Line itemIllustrative amount
Potential gross income (rent at full occupancy)2,000,000
Less vacancy and credit loss(150,000)
Plus other income (parking, fees, reimbursements)250,000
Effective gross income2,100,000
Less operating expenses(900,000)
Net operating income1,200,000

In this example, the property collects an effective gross income of 2,100,000 dollars and spends 900,000 dollars to operate, leaving an NOI of 1,200,000 dollars. If comparable assets trade at a 6 percent cap rate, the implied value is 20,000,000 dollars. Notice that no mortgage payment, depreciation, or income tax appears anywhere in the calculation. That deliberate omission is what keeps the figure focused on operations.

Best practices for working with NOI

Teams that produce reliable NOI figures share a discipline around definitions and data. They classify revenue and expenses consistently from one period to the next, so a rise or fall in NOI reflects real change rather than a reclassified line item. They keep capital expenditures clearly separate from operating expenses, since blurring the two is one of the most common ways an NOI figure becomes misleading. They also reconcile NOI against actual collections and accounts payable so the number ties to cash that genuinely moved.

Sophisticated operators go a step further and analyze the drivers behind NOI rather than treating it as a single output. They track which tenants and spaces contribute the most income, where operating costs are rising, and how vacancy is trending, because those underlying signals are what a manager can actually influence. Reviewing NOI alongside the operating expense ratio and effective gross revenue turns a static figure into a working management tool, and it gives ownership confidence that the reported number rests on sound, repeatable inputs.

A common mistake worth naming is the temptation to flatter NOI by deferring necessary spending. Trimming maintenance or postponing a repair can lift a single year's figure, but it stores up larger costs and erodes tenant satisfaction, which eventually shows up as vacancy and weaker revenue.
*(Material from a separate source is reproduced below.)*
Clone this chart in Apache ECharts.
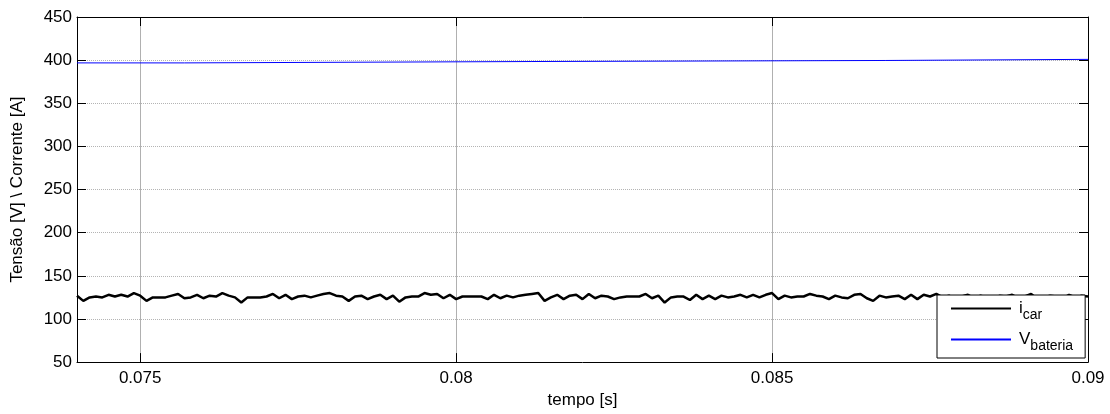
<!DOCTYPE html>
<html>
<head>
<meta charset="utf-8">
<script src="https://cdn.jsdelivr.net/npm/echarts@6/dist/echarts.min.js"></script>
<style>
  html, body { margin: 0; padding: 0; background: #fff; }
  #chart { width: 1110px; height: 414px; }
</style>
</head>
<body>
<div id="chart"></div>
<script>
// eixo do tempo: amostras a cada 0.1 ms entre 0.074 e 0.09 s
const tStart = 0.074
const tStep = 0.0001

// i_car [A]
const iCar = [
  127, 121, 125, 126, 125, 128, 126, 128, 126, 130,
  127, 121, 125, 125, 125, 127, 129, 124, 125, 128,
  124, 127, 126, 130, 127, 125, 119, 125, 125, 125,
  126, 129, 124, 128, 123, 126, 127, 125, 127, 129,
  130, 127, 126, 121, 126, 127, 123, 126, 128, 123,
  127, 120, 125, 126, 126, 130, 128, 129, 124, 128,
  123, 126, 126, 126, 126, 123, 128, 124, 127, 125,
  127, 128, 129, 130, 121, 125, 128, 123, 127, 128,
  123, 129, 124, 127, 126, 123, 125, 126, 126, 126,
  129, 124, 127, 119, 125, 126, 126, 122, 128, 123,
  127, 123, 127, 125, 126, 128, 125, 128, 125, 128,
  130, 123, 127, 125, 126, 126, 129, 127, 126, 123,
  127, 125, 124, 128, 129, 124, 121, 127, 125, 126,
  127, 123, 128, 123, 128, 126, 129, 125, 127, 123,
  126, 128, 124, 127, 125, 122, 127, 126, 128, 124,
  126, 129, 123, 125, 127, 126, 124, 128, 125, 127,
  126
]

// V_bateria [V]: degraus
const vBatTime = [0.074, 0.0757, 0.0812, 0.0868, 0.09]
const vBatValue = [396.8, 398.4, 399.6, 400.9, 400.9]

// ticks
const xTicks = [0.075, 0.08, 0.085, 0.09]

const font = 'Liberation Sans, Arial, sans-serif'

const chart = echarts.init(document.getElementById('chart'))

const axisLineStyle = { color: '#000', width: 1 }

const option = {
  animation: false,
  backgroundColor: '#fff',
  textStyle: { fontFamily: font },
  grid: { left: 77, right: 22, top: 17, bottom: 48 },
  legend: {
    orient: 'vertical',
    left: 937,
    top: 295,
    z: 20,
    zlevel: 1, // camada própria, por cima das linhas
    itemWidth: 60,
    itemHeight: 14,
    itemGap: 9,
    padding: [5, 12, 5, 13],
    backgroundColor: '#fff',
    borderColor: '#000',
    borderWidth: 1,
    borderRadius: 0,
    // sem marcador, só a linha
    itemStyle: { opacity: 0, color: 'rgba(0,0,0,0)', borderWidth: 0 },
    formatter: (name) => (name === 'icar' ? '{m|i}{s|car}' : '{m|V}{s|bateria}'),
    textStyle: {
      color: '#000',
      fontFamily: font,
      rich: {
        m: { fontSize: 17, fontFamily: font, color: '#000', padding: [0, 0, 0, 3] },
        s: { fontSize: 14, fontFamily: font, color: '#000', padding: [13, 0, 0, 0] },
      },
    },
  },
  xAxis: [
    {
      type: 'value',
      position: 'bottom',
      min: 0.074,
      max: 0.09,
      name: 'tempo [s]',
      nameLocation: 'middle',
      nameGap: 29,
      nameTextStyle: { fontSize: 17, color: '#000', fontFamily: font },
      axisLine: { show: true, onZero: false, lineStyle: axisLineStyle },
      axisTick: { show: true, inside: true, length: 9, customValues: xTicks, lineStyle: axisLineStyle },
      axisLabel: {
        customValues: xTicks,
        margin: 8,
        fontSize: 17,
        color: '#000',
        fontFamily: font,
        formatter: (v) => String(+(+v).toFixed(3)),
      },
      splitLine: { show: true, lineStyle: { color: '#b0b0b0', width: 1 } },
    },
    {
      type: 'value',
      position: 'top',
      min: 0.074,
      max: 0.09,
      axisLine: { show: true, onZero: false, lineStyle: axisLineStyle },
      axisTick: { show: true, inside: true, length: 9, customValues: xTicks, lineStyle: axisLineStyle },
      axisLabel: { show: false },
      splitLine: { show: false },
    },
  ],
  yAxis: [
    {
      type: 'value',
      position: 'left',
      min: 50,
      max: 450,
      interval: 50,
      name: 'Tensão [V] \\ Corrente [A]',
      nameLocation: 'middle',
      nameGap: 51,
      nameTextStyle: { fontSize: 17, color: '#000', fontFamily: font },
      axisLine: { show: true, onZero: false, lineStyle: axisLineStyle },
      axisTick: { show: true, inside: true, length: 9, lineStyle: axisLineStyle },
      axisLabel: { margin: 5, fontSize: 17, color: '#000', fontFamily: font },
      splitLine: { show: true, lineStyle: { color: '#b4b4b4', width: 1, type: [1, 1] } },
    },
    {
      type: 'value',
      position: 'right',
      min: 50,
      max: 450,
      interval: 50,
      axisLine: { show: true, onZero: false, lineStyle: axisLineStyle },
      axisTick: { show: true, inside: true, length: 9, lineStyle: axisLineStyle },
      axisLabel: { show: false },
      splitLine: { show: false },
    },
  ],
  series: [
    {
      name: 'icar',
      type: 'line',
      showSymbol: false,
      symbol: 'none',
      data: iCar.map((v, i) => [tStart + i * tStep, v]),
      lineStyle: { color: '#000', width: 2.5 },
      itemStyle: { color: '#000' },
      z: 2,
    },
    {
      name: 'Vbateria',
      type: 'line',
      step: 'end',
      showSymbol: false,
      symbol: 'none',
      data: vBatTime.map((t, i) => [t, vBatValue[i]]),
      lineStyle: { color: '#0000ff', width: 1 },
      itemStyle: { color: '#0000ff' },
      z: 2,
    },
  ],
}

chart.setOption(option)
</script>
</body>
</html>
A genuinely strong NOI reflects a building that is well run and well maintained, not one that has been starved to make a quarter look better. Owners and lenders who read the figure carefully look beyond the headline number to the trend over several periods and to the condition of the asset that produced it, because a sustainable NOI is worth far more than a temporarily inflated one.

Frequently asked questions

What is the formula for net operating income?

Net operating income equals effective gross income minus operating expenses. Effective gross income is potential rental income plus other income, less vacancy and credit loss. Operating expenses include items such as property management, maintenance, insurance, utilities, and property taxes.

Does NOI include debt service?

No. Net operating income is calculated before debt service. Mortgage principal and interest are financing costs that depend on how an owner chooses to fund the property, so they are excluded to keep NOI a measure of the asset's own operating performance.

What is excluded from net operating income?

NOI excludes debt service, capital expenditures, depreciation and amortization, income taxes, and one-time or non-operating items. These are removed so NOI reflects recurring operating profitability rather than financing structure or accounting treatment.

How does NOI relate to property value?

Investors estimate value by dividing NOI by a market capitalization rate. Because value moves directly with NOI, increasing income or reducing operating expenses can raise the appraised worth of a property even when market cap rates stay the same.